------ Record set ------

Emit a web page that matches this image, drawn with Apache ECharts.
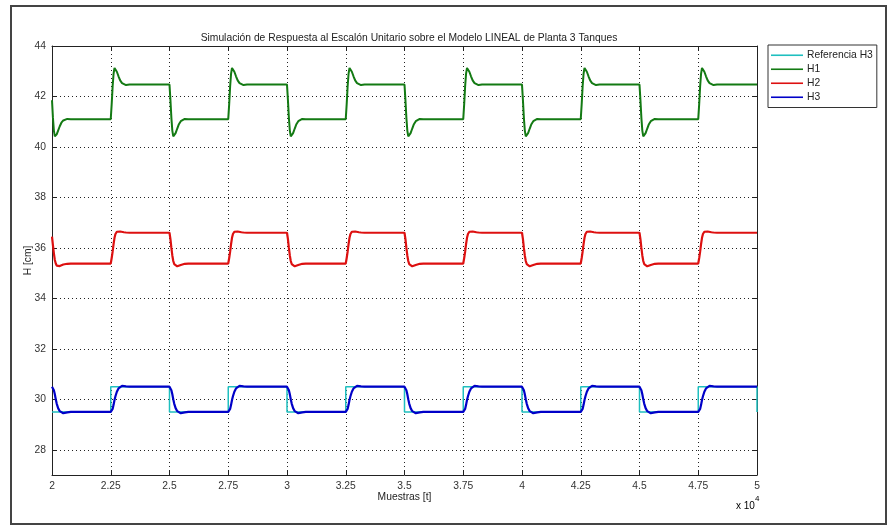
<!DOCTYPE html>
<html>
<head>
<meta charset="utf-8">
<script src="https://cdn.jsdelivr.net/npm/echarts@6/dist/echarts.min.js"></script>
<style>
html,body{margin:0;padding:0;background:#fff;}
#chart{width:888px;height:529px;}
</style>
</head>
<body>
<div id="chart"></div>
<script>
// Sample positions (x 10^4 samples), shared by H1, H2, H3
var samples = [
  2.000,2.004,2.008,2.012,2.016,2.020,2.026,2.033,2.040,2.048,2.056,2.065,2.080,
  2.250,2.254,2.258,2.262,2.266,2.270,2.276,2.283,2.290,2.298,2.306,2.315,2.330,
  2.500,2.504,2.508,2.512,2.516,2.520,2.526,2.533,2.540,2.548,2.556,2.565,2.580,
  2.750,2.754,2.758,2.762,2.766,2.770,2.776,2.783,2.790,2.798,2.806,2.815,2.830,
  3.000,3.004,3.008,3.012,3.016,3.020,3.026,3.033,3.040,3.048,3.056,3.065,3.080,
  3.250,3.254,3.258,3.262,3.266,3.270,3.276,3.283,3.290,3.298,3.306,3.315,3.330,
  3.500,3.504,3.508,3.512,3.516,3.520,3.526,3.533,3.540,3.548,3.556,3.565,3.580,
  3.750,3.754,3.758,3.762,3.766,3.770,3.776,3.783,3.790,3.798,3.806,3.815,3.830,
  4.000,4.004,4.008,4.012,4.016,4.020,4.026,4.033,4.040,4.048,4.056,4.065,4.080,
  4.250,4.254,4.258,4.262,4.266,4.270,4.276,4.283,4.290,4.298,4.306,4.315,4.330,
  4.500,4.504,4.508,4.512,4.516,4.520,4.526,4.533,4.540,4.548,4.556,4.565,4.580,
  4.750,4.754,4.758,4.762,4.766,4.770,4.776,4.783,4.790,4.798,4.806,4.815,4.830,
  5.000
];
var h1 = [
  41.85,41.15,40.65,40.42,40.42,40.50,40.65,40.82,40.96,41.05,41.10,41.11,41.10,
  41.10,41.70,42.40,42.90,43.13,43.12,42.98,42.80,42.64,42.53,42.47,42.45,42.47,
  42.47,41.85,41.15,40.65,40.42,40.42,40.55,40.73,40.90,41.02,41.09,41.11,41.10,
  41.10,41.70,42.40,42.90,43.13,43.12,42.98,42.80,42.64,42.53,42.47,42.45,42.47,
  42.47,41.85,41.15,40.65,40.42,40.42,40.55,40.73,40.90,41.02,41.09,41.11,41.10,
  41.10,41.70,42.40,42.90,43.13,43.12,42.98,42.80,42.64,42.53,42.47,42.45,42.47,
  42.47,41.85,41.15,40.65,40.42,40.42,40.55,40.73,40.90,41.02,41.09,41.11,41.10,
  41.10,41.70,42.40,42.90,43.13,43.12,42.98,42.80,42.64,42.53,42.47,42.45,42.47,
  42.47,41.85,41.15,40.65,40.42,40.42,40.55,40.73,40.90,41.02,41.09,41.11,41.10,
  41.10,41.70,42.40,42.90,43.13,43.12,42.98,42.80,42.64,42.53,42.47,42.45,42.47,
  42.47,41.85,41.15,40.65,40.42,40.42,40.55,40.73,40.90,41.02,41.09,41.11,41.10,
  41.10,41.70,42.40,42.90,43.13,43.12,42.98,42.80,42.64,42.53,42.47,42.45,42.47,
  42.47
];
var h2 = [
  36.45,36.10,35.78,35.52,35.38,35.30,35.27,35.28,35.31,35.34,35.36,35.37,35.38,
  35.38,35.60,35.85,36.15,36.40,36.55,36.64,36.66,36.65,36.63,36.62,36.61,36.60,
  36.60,36.35,36.00,35.70,35.48,35.36,35.30,35.27,35.29,35.32,35.35,35.37,35.38,
  35.38,35.60,35.85,36.15,36.40,36.55,36.64,36.66,36.65,36.63,36.62,36.61,36.60,
  36.60,36.35,36.00,35.70,35.48,35.36,35.30,35.27,35.29,35.32,35.35,35.37,35.38,
  35.38,35.60,35.85,36.15,36.40,36.55,36.64,36.66,36.65,36.63,36.62,36.61,36.60,
  36.60,36.35,36.00,35.70,35.48,35.36,35.30,35.27,35.29,35.32,35.35,35.37,35.38,
  35.38,35.60,35.85,36.15,36.40,36.55,36.64,36.66,36.65,36.63,36.62,36.61,36.60,
  36.60,36.35,36.00,35.70,35.48,35.36,35.30,35.27,35.29,35.32,35.35,35.37,35.38,
  35.38,35.60,35.85,36.15,36.40,36.55,36.64,36.66,36.65,36.63,36.62,36.61,36.60,
  36.60,36.35,36.00,35.70,35.48,35.36,35.30,35.27,35.29,35.32,35.35,35.37,35.38,
  35.38,35.60,35.85,36.15,36.40,36.55,36.64,36.66,36.65,36.63,36.62,36.61,36.60,
  36.60
];
var h3 = [
  30.50,30.47,30.36,30.20,30.00,29.83,29.65,29.53,29.47,29.45,29.46,29.48,29.50,
  29.50,29.52,29.62,29.78,29.97,30.12,30.30,30.43,30.50,30.53,30.53,30.51,30.50,
  30.50,30.47,30.36,30.20,30.00,29.83,29.65,29.53,29.47,29.45,29.46,29.48,29.50,
  29.50,29.52,29.62,29.78,29.97,30.12,30.30,30.43,30.50,30.53,30.53,30.51,30.50,
  30.50,30.47,30.36,30.20,30.00,29.83,29.65,29.53,29.47,29.45,29.46,29.48,29.50,
  29.50,29.52,29.62,29.78,29.97,30.12,30.30,30.43,30.50,30.53,30.53,30.51,30.50,
  30.50,30.47,30.36,30.20,30.00,29.83,29.65,29.53,29.47,29.45,29.46,29.48,29.50,
  29.50,29.52,29.62,29.78,29.97,30.12,30.30,30.43,30.50,30.53,30.53,30.51,30.50,
  30.50,30.47,30.36,30.20,30.00,29.83,29.65,29.53,29.47,29.45,29.46,29.48,29.50,
  29.50,29.52,29.62,29.78,29.97,30.12,30.30,30.43,30.50,30.53,30.53,30.51,30.50,
  30.50,30.47,30.36,30.20,30.00,29.83,29.65,29.53,29.47,29.45,29.46,29.48,29.50,
  29.50,29.52,29.62,29.78,29.97,30.12,30.30,30.43,30.50,30.53,30.53,30.51,30.50,
  30.50
];
// Reference square wave
var refX = [2.00,2.25,2.25,2.50,2.50,2.75,2.75,3.00,3.00,3.25,3.25,3.50,3.50,3.75,3.75,4.00,4.00,4.25,4.25,4.50,4.50,4.75,4.75,5.00,5.00];
var refY = [29.5,29.5,30.5,30.5,29.5,29.5,30.5,30.5,29.5,29.5,30.5,30.5,29.5,29.5,30.5,30.5,29.5,29.5,30.5,30.5,29.5,29.5,30.5,30.5,29.5];

var seriesNames = ['Referencia H3','H1','H2','H3'];
var seriesColors = ['#1fbfbf','#137a13','#dd1010','#0000c8'];
var xTicks = [2,2.25,2.5,2.75,3,3.25,3.5,3.75,4,4.25,4.5,4.75,5];
var yTicks = [28,30,32,34,36,38,40,42,44];

var titleText = 'Simulación de Respuesta al Escalón Unitario sobre el Modelo LINEAL de Planta 3 Tanques';
var xName = 'Muestras [t]';
var yName = 'H [cm]';

function pairs(xs, ys){ return xs.map(function(x,i){ return [x, ys[i]]; }); }

var FONT = 'Liberation Sans, Arial, sans-serif';
var FS = 10.3;
var chart = echarts.init(document.getElementById('chart'), null, {renderer:'canvas'});

var axisCommon = {
  type:'value',
  axisLine:{show:true,lineStyle:{color:'#222',width:1}},
  axisTick:{show:true,inside:true,length:5,lineStyle:{color:'#222'}},
  axisLabel:{show:false},
  splitLine:{show:false}
};

chart.setOption({
  backgroundColor:'#fff',
  animation:false,
  title:{
    text:titleText,
    left:404, top:28, textAlign:'center',
    textStyle:{fontFamily:FONT,fontSize:FS,fontWeight:'normal',color:'#222'}
  },
  legend:{
    data:seriesNames,
    orient:'vertical',
    left:768, top:45,
    icon:'rect',
    itemWidth:32, itemHeight:1.6,
    itemGap:1.5,
    padding:[4,4,4,3],
    borderColor:'#333', borderWidth:1,
    backgroundColor:'#fff',
    textStyle:{fontFamily:FONT,fontSize:FS,color:'#222',lineHeight:12.5,padding:[0,0,0,-1]}
  },
  grid:{left:52,right:131,top:46,bottom:54,containLabel:false},
  xAxis:[
    {
      type:'value', min:2, max:5, interval:0.25, position:'bottom',
      name:xName, nameLocation:'middle', nameGap:17, nameMoveOverlap:false,
      nameTextStyle:{fontFamily:FONT,fontSize:FS,color:'#222'},
      axisLine:{show:true,lineStyle:{color:'#222',width:1}},
      axisTick:{show:true,inside:true,length:5,lineStyle:{color:'#222'}},
      axisLabel:{fontFamily:FONT,fontSize:FS,color:'#333',margin:6,
        formatter:function(v){ return xTicks.indexOf(v)>=0 ? String(v) : ''; }},
      splitLine:{show:true,lineStyle:{color:'#222',width:1,type:[1,3]}}
    },
    Object.assign({}, axisCommon, {min:2,max:5,interval:0.25,position:'top'})
  ],
  yAxis:[
    {
      type:'value', min:27, max:44, interval:2, position:'left',
      name:yName, nameLocation:'middle', nameGap:19, nameRotate:90, nameMoveOverlap:false,
      nameTextStyle:{fontFamily:FONT,fontSize:FS,color:'#222'},
      axisLine:{show:true,lineStyle:{color:'#222',width:1}},
      axisTick:{show:true,inside:true,length:5,lineStyle:{color:'#222'},
        customValues:yTicks},
      axisLabel:{fontFamily:FONT,fontSize:FS,color:'#333',margin:6,
        customValues:yTicks},
      splitLine:{show:true,lineStyle:{color:'#222',width:1,type:[1,3]}}
    },
    Object.assign({}, axisCommon, {min:27,max:44,interval:2,position:'right',
      axisTick:{show:true,inside:true,length:5,lineStyle:{color:'#222'},customValues:yTicks}})
  ],
  graphic:[
    {type:'rect',shape:{x:11,y:6,width:875,height:518},
     style:{fill:null,stroke:'#444',lineWidth:2},silent:true,z:-10},
    {type:'text',left:736,top:495,
     style:{text:'{a|x 10}{b|4}',rich:{
       a:{fontFamily:FONT,fontSize:10,color:'#333',verticalAlign:'bottom'},
       b:{fontFamily:FONT,fontSize:8,color:'#333',verticalAlign:'top',padding:[0,0,8,0]}}}}
  ],
  series:[
    {name:seriesNames[0],type:'line',data:pairs(refX,refY),showSymbol:false,
     lineStyle:{color:seriesColors[0],width:1.5},itemStyle:{color:seriesColors[0]},z:2},
    {name:seriesNames[1],type:'line',data:pairs(samples,h1),showSymbol:false,
     lineStyle:{color:seriesColors[1],width:2},itemStyle:{color:seriesColors[1]},z:3},
    {name:seriesNames[2],type:'line',data:pairs(samples,h2),showSymbol:false,
     lineStyle:{color:seriesColors[2],width:2.2},itemStyle:{color:seriesColors[2]},z:4},
    {name:seriesNames[3],type:'line',data:pairs(samples,h3),showSymbol:false,
     lineStyle:{color:seriesColors[3],width:2.2},itemStyle:{color:seriesColors[3]},z:5}
  ]
});
</script>
</body>
</html>
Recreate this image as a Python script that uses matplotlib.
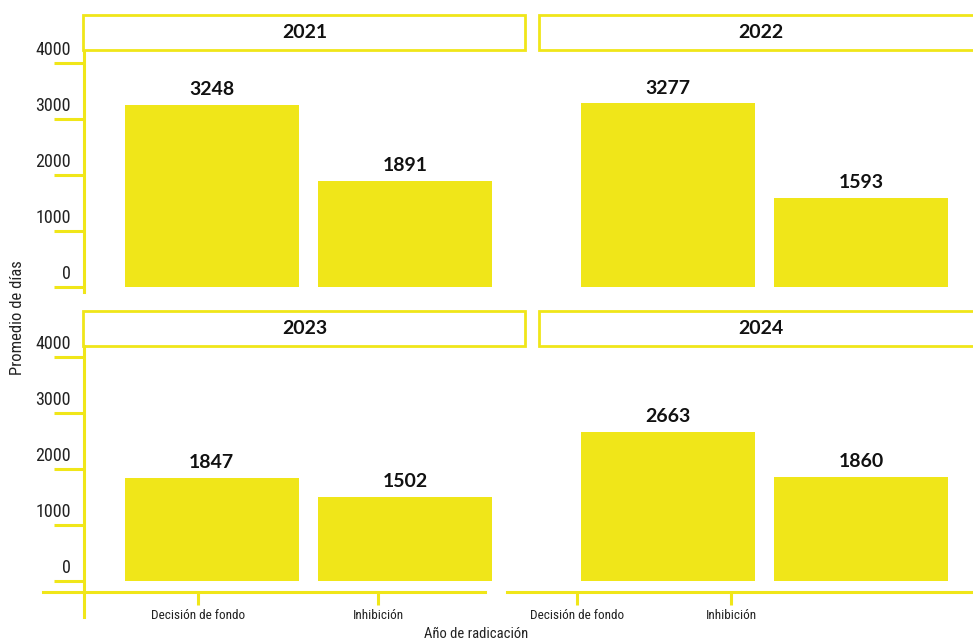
"""Facet bar chart: promedio de días por tipo de decisión y año de radicación."""
import matplotlib
matplotlib.use("Agg")
import matplotlib.pyplot as plt
from matplotlib import font_manager
from matplotlib.patches import Rectangle
from matplotlib.lines import Line2D
from matplotlib.transforms import blended_transform_factory, ScaledTranslation

YEARS = ["2021", "2022", "2023", "2024"]
CATEGORIES = ["Decisión de fondo", "Inhibición"]
VALUES_2021 = [3248, 1891]
VALUES_2022 = [3277, 1593]
VALUES_2023 = [1847, 1502]
VALUES_2024 = [2663, 1860]
Y_TICKS = [0, 1000, 2000, 3000, 4000]
Y_TICK_LABELS = ["0", "1000", "2000", "3000", "4000"]

YELLOW = "#F0E619"
BOLD = ["Lato", "DejaVu Sans"]
W, H = 973, 642


def narrow_font():
    """Pick a condensed regular face if the system has one."""
    prefs = ["Liberation Sans Narrow", "Roboto Condensed", "Noto Sans", "DejaVu Sans",
             "Open Sans"]
    found = []
    for f in font_manager.fontManager.ttflist:
        condensed = ("Narrow" in f.name or "Condensed" in f.name
                     or str(f.stretch) in ("condensed", "semi-condensed", "extra-condensed"))
        if not condensed or f.style != "normal":
            continue
        if str(f.weight) not in ("400", "normal", "regular", "book"):
            continue
        rank = next((k for k, p in enumerate(prefs) if f.name.startswith(p)), len(prefs))
        found.append((rank, f.fname))
    if found:
        return font_manager.FontProperties(fname=sorted(found)[0][1]), True
    return font_manager.FontProperties(family="DejaVu Sans"), False


NARROW, HAS_NARROW = narrow_font()
TICK_SIZE = 13 if HAS_NARROW else 10.5
XLAB_SIZE = 9.5 if HAS_NARROW else 7.5
YTITLE_SIZE = 12 if HAS_NARROW else 10
XTITLE_SIZE = 10.5 if HAS_NARROW else 8.5

# panel boxes in pixels: left, top(axes top)
PANELS = [(84, 52), (540, 52), (84, 346), (540, 346)]
PW, PH = 441, 246
XLIM = (-0.66, 1.62)
YLIM = (-196, 4196)
# x tick spots (the original draws them a bit off the bars)
XTICK_SPOTS = {2: [-0.07, 0.86], 3: [-0.47, 0.33]}

fig = plt.figure(figsize=(W / 100, H / 100), dpi=100)
series = [VALUES_2021, VALUES_2022, VALUES_2023, VALUES_2024]

for i, (year, vals) in enumerate(zip(YEARS, series)):
    left, top = PANELS[i]
    ax = fig.add_axes([left / W, (H - top - PH) / H, PW / W, PH / H])
    ax.set_xlim(*XLIM)
    ax.set_ylim(*YLIM)
    for s in ax.spines.values():
        s.set_visible(False)

    pos = list(range(len(CATEGORIES)))
    ax.bar(pos, vals, width=0.9, color=YELLOW, linewidth=0)
    for x, v in zip(pos, vals):
        ax.annotate(str(v), (x, v), xytext=(0, 5), textcoords="offset points",
                    ha="center", va="bottom", fontsize=14, fontweight="bold",
                    family=BOLD, color="#111111")

    # strip box
    is_top = i < 2
    y0 = 1.008 if is_top else 1.0
    x1 = 1.0 if i % 2 == 0 else 1.06
    ax.add_patch(Rectangle((-0.002, y0), x1 + 0.002, 0.142, transform=ax.transAxes,
                           facecolor="white", edgecolor=YELLOW, linewidth=2,
                           clip_on=False))
    ax.text(0.5, y0 + 0.071, year, transform=ax.transAxes, ha="center", va="center",
            fontsize=14, fontweight="bold", family=BOLD, color="#111111")

    # y axis on left panels
    if i % 2 == 0:
        ax.set_yticks(Y_TICKS, labels=[""] * len(Y_TICKS))
        ax.tick_params(axis="y", length=21.6, width=2.2, color=YELLOW, pad=0)
        ybot = 0.024 if is_top else -0.10
        ax.add_line(Line2D([0, 0], [ybot, 1.0], transform=ax.transAxes, color=YELLOW,
                           linewidth=2.2, clip_on=False))
        trans = blended_transform_factory(ax.transAxes, ax.transData) + \
            ScaledTranslation(-13 / 100, 4 / 100, fig.dpi_scale_trans)
        for t, lab in zip(Y_TICKS, Y_TICK_LABELS):
            ax.text(0, t, lab, transform=trans, ha="right", va="bottom",
                    fontproperties=NARROW, fontsize=TICK_SIZE, color="#222222")
    else:
        ax.set_yticks([])

    # x axis on bottom panels
    if is_top:
        ax.set_xticks([])
    else:
        ax.set_xticks(XTICK_SPOTS[i], labels=CATEGORIES)
        ax.tick_params(axis="x", length=9.4, width=2.2, color=YELLOW, pad=2.5)
        for lab in ax.get_xticklabels():
            lab.set_fontproperties(NARROW)
            lab.set_fontsize(XLAB_SIZE)
            lab.set_color("#222222")
        xs = [-0.093, 0.909] if i == 2 else [-0.075, 1.1]
        ax.add_line(Line2D(xs, [0, 0], transform=ax.transAxes, color=YELLOW,
                           linewidth=2.2, clip_on=False))

fig.text(18 / W, 1 - 318 / H, "Promedio de días", rotation=90, ha="center", va="center",
         fontproperties=NARROW, fontsize=YTITLE_SIZE, color="#222222")
fig.text(476 / W, 1 - 634 / H, "Año de radicación", ha="center", va="center",
         fontproperties=NARROW, fontsize=XTITLE_SIZE, color="#222222")

fig.savefig("out.png", dpi=100, facecolor="white")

------

### Stated goal
Your task is to gather every line with the word "this" and copy it.

### Full output
Emit a web page that matches this image, drawn with Apache ECharts.
Recreate this image as a Python script that uses matplotlib.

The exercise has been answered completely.